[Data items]
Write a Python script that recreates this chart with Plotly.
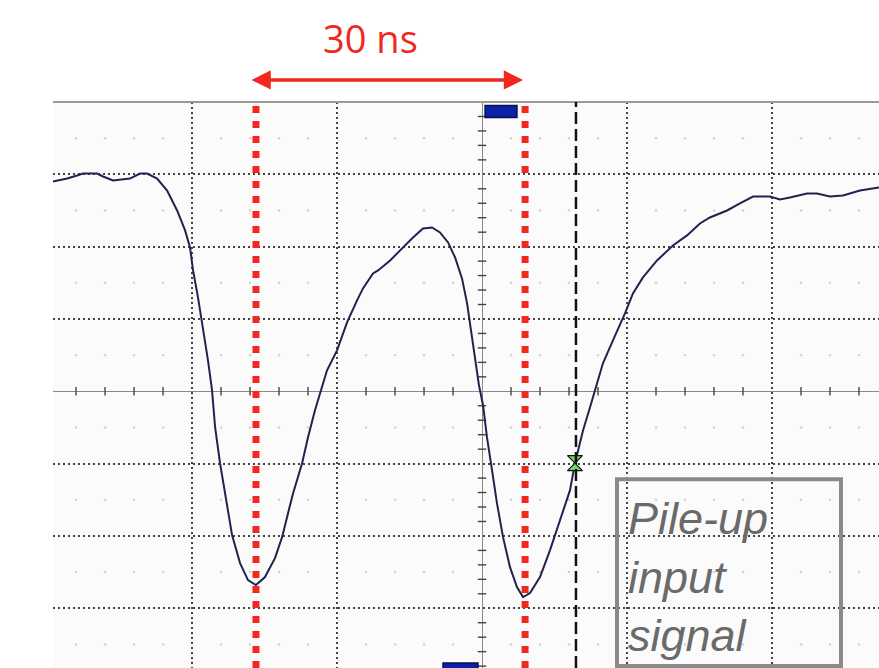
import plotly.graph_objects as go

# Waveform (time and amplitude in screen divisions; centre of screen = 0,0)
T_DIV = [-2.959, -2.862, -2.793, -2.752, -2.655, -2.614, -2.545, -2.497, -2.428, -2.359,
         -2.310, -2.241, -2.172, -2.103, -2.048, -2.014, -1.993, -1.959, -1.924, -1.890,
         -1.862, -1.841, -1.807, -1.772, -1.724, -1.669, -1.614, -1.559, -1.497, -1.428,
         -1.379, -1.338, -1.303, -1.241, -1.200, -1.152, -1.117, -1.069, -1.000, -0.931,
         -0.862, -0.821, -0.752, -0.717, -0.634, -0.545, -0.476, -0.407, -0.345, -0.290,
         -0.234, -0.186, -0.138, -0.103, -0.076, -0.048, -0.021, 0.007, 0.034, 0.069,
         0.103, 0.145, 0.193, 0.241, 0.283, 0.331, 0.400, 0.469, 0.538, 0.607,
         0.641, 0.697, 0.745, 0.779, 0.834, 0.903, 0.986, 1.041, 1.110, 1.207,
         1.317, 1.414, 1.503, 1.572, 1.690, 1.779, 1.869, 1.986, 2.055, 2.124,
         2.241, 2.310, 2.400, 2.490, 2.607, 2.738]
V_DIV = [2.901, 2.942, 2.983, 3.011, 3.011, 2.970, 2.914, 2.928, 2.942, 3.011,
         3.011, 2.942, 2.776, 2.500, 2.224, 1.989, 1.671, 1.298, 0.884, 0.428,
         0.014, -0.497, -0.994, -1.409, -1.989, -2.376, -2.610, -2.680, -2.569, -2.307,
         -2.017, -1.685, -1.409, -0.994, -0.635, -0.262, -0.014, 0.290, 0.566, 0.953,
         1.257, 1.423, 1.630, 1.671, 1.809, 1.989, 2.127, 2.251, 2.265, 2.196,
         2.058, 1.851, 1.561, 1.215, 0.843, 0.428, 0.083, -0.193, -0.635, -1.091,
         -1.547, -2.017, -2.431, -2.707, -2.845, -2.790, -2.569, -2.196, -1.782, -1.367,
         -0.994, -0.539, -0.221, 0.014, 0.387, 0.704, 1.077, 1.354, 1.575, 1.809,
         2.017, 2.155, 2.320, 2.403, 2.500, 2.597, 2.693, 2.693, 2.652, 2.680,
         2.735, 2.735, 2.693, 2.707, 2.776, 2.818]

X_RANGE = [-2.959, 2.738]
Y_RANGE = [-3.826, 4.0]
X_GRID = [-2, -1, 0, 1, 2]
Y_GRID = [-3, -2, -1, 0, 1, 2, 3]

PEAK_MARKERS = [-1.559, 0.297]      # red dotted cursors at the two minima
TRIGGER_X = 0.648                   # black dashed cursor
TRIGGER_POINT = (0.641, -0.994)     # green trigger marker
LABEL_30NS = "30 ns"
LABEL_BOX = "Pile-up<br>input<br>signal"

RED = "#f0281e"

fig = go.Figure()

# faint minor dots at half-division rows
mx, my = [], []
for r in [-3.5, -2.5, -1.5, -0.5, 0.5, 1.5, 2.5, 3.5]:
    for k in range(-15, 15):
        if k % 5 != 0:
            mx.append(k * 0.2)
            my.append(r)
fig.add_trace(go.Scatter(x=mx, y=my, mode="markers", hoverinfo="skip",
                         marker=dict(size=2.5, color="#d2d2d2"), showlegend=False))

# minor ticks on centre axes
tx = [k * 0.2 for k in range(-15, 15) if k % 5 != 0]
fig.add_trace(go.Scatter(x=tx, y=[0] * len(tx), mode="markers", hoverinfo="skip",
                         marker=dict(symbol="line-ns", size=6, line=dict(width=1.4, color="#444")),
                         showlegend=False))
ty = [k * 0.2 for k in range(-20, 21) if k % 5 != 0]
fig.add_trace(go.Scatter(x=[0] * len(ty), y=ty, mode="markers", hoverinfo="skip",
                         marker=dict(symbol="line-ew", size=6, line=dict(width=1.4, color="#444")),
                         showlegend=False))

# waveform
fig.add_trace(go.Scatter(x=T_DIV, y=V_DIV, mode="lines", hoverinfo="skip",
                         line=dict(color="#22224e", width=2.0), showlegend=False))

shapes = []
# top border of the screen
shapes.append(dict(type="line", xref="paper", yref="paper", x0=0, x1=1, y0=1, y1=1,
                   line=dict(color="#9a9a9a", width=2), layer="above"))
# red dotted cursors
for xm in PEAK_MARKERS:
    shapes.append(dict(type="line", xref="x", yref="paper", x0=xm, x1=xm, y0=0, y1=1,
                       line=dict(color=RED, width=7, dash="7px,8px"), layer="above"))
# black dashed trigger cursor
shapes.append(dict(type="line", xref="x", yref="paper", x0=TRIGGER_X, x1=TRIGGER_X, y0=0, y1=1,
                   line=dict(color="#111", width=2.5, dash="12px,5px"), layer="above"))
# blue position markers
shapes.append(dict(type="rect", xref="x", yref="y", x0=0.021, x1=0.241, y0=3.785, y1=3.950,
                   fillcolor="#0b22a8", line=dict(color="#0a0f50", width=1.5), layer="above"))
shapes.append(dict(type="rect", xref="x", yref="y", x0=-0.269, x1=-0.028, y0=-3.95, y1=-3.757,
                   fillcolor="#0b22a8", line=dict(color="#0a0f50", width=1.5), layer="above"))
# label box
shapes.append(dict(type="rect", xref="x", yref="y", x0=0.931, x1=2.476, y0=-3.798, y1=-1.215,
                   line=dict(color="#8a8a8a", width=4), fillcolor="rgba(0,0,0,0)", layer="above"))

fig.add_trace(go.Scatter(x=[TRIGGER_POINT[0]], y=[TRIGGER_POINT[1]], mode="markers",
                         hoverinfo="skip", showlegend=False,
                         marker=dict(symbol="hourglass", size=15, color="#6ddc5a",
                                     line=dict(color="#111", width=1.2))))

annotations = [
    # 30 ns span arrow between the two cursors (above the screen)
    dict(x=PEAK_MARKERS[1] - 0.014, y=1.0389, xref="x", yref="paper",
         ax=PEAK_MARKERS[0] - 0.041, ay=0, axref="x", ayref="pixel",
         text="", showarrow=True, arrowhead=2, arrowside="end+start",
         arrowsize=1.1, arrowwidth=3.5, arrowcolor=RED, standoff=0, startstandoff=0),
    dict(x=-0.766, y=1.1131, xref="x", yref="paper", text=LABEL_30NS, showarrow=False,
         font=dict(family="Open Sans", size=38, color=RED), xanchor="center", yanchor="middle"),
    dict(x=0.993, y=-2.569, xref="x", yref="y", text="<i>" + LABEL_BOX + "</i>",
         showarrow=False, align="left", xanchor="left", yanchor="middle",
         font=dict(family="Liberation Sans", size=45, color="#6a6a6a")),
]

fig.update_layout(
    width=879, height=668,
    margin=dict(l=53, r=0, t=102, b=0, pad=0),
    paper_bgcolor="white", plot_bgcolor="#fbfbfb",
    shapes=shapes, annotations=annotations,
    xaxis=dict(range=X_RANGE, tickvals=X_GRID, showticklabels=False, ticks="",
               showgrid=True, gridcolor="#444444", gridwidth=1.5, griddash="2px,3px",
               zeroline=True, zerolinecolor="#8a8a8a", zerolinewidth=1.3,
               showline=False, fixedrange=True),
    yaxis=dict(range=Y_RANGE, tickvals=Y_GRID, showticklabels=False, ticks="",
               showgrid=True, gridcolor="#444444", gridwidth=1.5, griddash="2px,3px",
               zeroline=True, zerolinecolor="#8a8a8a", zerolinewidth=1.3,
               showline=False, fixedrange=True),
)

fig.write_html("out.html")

==

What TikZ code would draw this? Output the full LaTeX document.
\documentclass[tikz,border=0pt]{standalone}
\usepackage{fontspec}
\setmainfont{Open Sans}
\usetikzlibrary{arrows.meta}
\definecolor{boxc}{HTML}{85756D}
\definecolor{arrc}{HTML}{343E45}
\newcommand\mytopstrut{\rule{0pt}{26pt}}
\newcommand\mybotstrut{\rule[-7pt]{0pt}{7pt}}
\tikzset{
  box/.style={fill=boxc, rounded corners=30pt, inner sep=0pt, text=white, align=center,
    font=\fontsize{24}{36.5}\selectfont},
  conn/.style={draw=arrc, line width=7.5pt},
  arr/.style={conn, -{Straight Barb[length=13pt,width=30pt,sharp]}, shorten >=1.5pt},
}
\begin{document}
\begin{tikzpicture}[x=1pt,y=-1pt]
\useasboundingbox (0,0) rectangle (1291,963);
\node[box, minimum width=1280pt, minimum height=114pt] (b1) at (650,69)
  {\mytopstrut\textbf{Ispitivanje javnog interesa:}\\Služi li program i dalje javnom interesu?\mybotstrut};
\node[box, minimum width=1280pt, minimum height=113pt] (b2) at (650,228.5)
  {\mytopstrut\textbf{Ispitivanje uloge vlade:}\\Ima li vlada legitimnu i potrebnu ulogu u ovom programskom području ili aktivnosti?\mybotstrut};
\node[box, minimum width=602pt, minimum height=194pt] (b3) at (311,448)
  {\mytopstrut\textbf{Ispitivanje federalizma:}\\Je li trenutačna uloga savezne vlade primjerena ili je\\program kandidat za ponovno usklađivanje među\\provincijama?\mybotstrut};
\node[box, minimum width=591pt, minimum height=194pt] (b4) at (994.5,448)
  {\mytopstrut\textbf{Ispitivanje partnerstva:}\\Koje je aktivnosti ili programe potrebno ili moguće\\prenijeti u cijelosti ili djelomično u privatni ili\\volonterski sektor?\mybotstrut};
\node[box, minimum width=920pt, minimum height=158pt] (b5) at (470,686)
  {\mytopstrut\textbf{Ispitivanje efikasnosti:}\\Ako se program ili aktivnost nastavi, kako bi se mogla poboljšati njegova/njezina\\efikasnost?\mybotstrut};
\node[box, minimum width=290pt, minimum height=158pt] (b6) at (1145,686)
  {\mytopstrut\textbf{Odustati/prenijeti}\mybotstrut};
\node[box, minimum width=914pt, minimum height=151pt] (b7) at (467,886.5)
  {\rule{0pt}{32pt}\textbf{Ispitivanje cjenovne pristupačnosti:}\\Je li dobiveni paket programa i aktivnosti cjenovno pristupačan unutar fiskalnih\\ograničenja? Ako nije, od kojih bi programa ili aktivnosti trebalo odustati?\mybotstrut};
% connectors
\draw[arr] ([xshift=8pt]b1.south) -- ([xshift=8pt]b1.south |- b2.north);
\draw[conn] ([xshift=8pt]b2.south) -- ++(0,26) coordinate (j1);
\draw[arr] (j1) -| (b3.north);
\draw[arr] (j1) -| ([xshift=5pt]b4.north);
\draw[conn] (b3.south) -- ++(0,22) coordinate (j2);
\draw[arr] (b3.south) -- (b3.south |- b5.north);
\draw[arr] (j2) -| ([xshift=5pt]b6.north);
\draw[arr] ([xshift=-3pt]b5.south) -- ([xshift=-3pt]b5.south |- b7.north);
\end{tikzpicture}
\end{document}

...

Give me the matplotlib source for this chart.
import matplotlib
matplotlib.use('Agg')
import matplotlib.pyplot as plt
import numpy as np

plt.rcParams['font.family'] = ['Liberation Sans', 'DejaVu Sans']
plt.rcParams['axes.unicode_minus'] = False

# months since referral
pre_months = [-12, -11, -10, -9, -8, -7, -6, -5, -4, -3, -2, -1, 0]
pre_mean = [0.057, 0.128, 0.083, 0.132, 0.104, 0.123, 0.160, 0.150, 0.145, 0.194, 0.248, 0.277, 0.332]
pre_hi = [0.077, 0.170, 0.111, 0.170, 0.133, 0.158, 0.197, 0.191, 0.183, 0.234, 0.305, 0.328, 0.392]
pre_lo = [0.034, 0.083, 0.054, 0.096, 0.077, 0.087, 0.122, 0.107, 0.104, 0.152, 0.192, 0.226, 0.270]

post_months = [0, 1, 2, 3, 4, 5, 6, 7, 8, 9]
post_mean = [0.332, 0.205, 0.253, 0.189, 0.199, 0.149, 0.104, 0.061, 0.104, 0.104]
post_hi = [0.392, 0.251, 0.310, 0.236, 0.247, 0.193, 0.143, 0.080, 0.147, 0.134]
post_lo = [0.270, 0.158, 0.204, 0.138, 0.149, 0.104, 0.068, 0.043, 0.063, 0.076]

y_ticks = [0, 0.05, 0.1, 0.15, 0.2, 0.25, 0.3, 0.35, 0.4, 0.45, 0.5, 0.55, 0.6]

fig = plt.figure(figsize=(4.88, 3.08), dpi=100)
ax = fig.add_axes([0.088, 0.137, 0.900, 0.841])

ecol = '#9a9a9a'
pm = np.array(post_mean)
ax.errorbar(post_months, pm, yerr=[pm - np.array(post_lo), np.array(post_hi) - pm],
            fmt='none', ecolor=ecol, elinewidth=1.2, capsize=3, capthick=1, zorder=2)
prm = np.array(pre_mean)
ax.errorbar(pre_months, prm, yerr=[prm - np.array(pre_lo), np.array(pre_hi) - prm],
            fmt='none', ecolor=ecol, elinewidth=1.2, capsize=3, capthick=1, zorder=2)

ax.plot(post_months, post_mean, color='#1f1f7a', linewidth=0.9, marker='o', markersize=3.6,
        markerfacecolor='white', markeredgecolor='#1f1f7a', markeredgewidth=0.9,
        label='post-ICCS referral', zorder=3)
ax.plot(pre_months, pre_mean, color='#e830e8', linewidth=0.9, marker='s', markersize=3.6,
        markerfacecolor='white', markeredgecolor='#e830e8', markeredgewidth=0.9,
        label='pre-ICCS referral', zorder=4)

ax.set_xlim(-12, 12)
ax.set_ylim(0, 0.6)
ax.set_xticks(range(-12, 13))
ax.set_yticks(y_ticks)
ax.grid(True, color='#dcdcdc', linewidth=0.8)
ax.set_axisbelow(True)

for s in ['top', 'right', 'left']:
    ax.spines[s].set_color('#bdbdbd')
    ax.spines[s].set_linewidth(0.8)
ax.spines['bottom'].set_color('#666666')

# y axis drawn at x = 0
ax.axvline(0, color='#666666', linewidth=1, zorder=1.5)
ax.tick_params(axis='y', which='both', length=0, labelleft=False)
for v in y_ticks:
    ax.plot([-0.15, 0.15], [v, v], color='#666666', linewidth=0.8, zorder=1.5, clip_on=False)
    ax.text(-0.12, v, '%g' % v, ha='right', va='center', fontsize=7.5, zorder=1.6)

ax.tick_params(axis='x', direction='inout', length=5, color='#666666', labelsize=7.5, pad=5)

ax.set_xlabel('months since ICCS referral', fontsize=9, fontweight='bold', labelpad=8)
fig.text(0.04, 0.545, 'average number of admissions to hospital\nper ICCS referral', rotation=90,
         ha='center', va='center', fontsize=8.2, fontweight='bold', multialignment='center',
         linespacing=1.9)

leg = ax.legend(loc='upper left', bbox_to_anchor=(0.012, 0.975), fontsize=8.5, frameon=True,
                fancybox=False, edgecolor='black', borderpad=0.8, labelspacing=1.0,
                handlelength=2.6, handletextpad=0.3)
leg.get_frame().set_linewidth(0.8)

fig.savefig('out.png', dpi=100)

Directions:
Show all lines in the entries above where the string "matplotlib" appears.

Solution for this task:
Give me the matplotlib source for this chart.
import matplotlib
matplotlib.use('Agg')
import matplotlib.pyplot as plt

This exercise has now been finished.